The students participating in the California Launch Vehicle Education Initiative, a private-public partnership between CSULB and Garvey Spacecraft Corp., were crushed.

John Garvey, CEO of the aerospace firm, told the sullen students that the engine test wasn't a failure, just a necessary step in the innovation process.

"They looked at me like, 'What are you talking about?" said Garvey, whose Huntington Beach firm works with CSULB undergraduates to create inexpensive, innovative rocket technology.

That setback didn't stop the CSULB team.

After fixing the problem, they went back to the Mojave Desert last September and conducted a successful flight test of their 1,000-pound thrust "aerospike' rocket. The 13-foot-long rocket made of aluminum, wood and resin-coated graphite cloth, was fueled by liquid oxygen and ethanol.

The "aerospike' rocket engine is designed to self-adjust to pressure changes as it climbs through the atmosphere. That would make it more efficient than conventional rocket engines, which are designed to operate optimally at a single altitude.

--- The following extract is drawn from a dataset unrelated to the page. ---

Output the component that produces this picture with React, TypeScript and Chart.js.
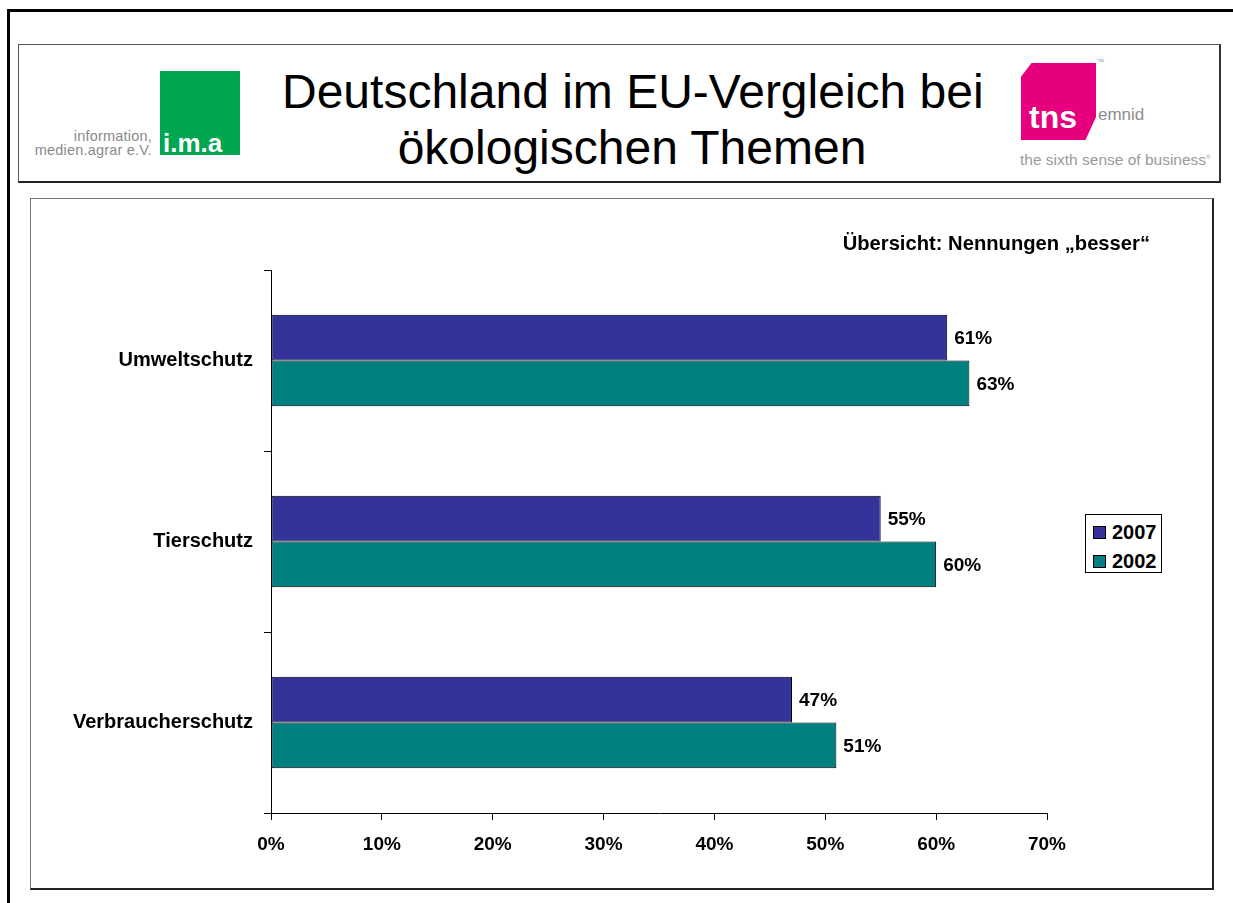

The aerospike engine was investigated in the 1960s and again in the 1990s, but until the CSULB team stepped in, no aerospike engine using liquid propellant had ever powered a rocket in flight.

And the CSULB rocket team accomplished the feat without the benefit of a multi-million dollar budget.

"The challenge is to do it in this environment, using off-the- shelf technologies,' Garvey said recently, as about a dozen students stood around him in a CSULB lab working on their next rocket, the NLV - a 25-foot-tall, dual-stage rocket that will run on propylene.

Hands-on experience

But as important as the scientific breakthroughs is the hands-on experience the rocket program gives the team of 30 to 50 undergraduates. Students spend hours each week working at night in the large lab, applying their classroom knowledge to real-world engineering problems.

Engineering students "do a lot of theory, but we also want them to get the hands-on part,' said Dr. Eric Besnard, a CSULB aerospace engineering lecturer who runs the program.

That experience translates into an impressive addition to students' resumes, Garvey said.

"They can go out into the aerospace industry and say what they did, and it's going to mean something,' he said.

Ashley Carter, a senior aerospace engineering student, says the program has given her a glimpse at how industry professionals interact.

"It's definitely giving me the experience and confidence to go out into the job world,' said Carter, who expects to graduate in May.

Garvey shopped around for universities to partner with for the program, but ultimately settled on CSULB.

"You got to have a good attitude to make it work, and that's why we're at Cal State Long Beach,' he said.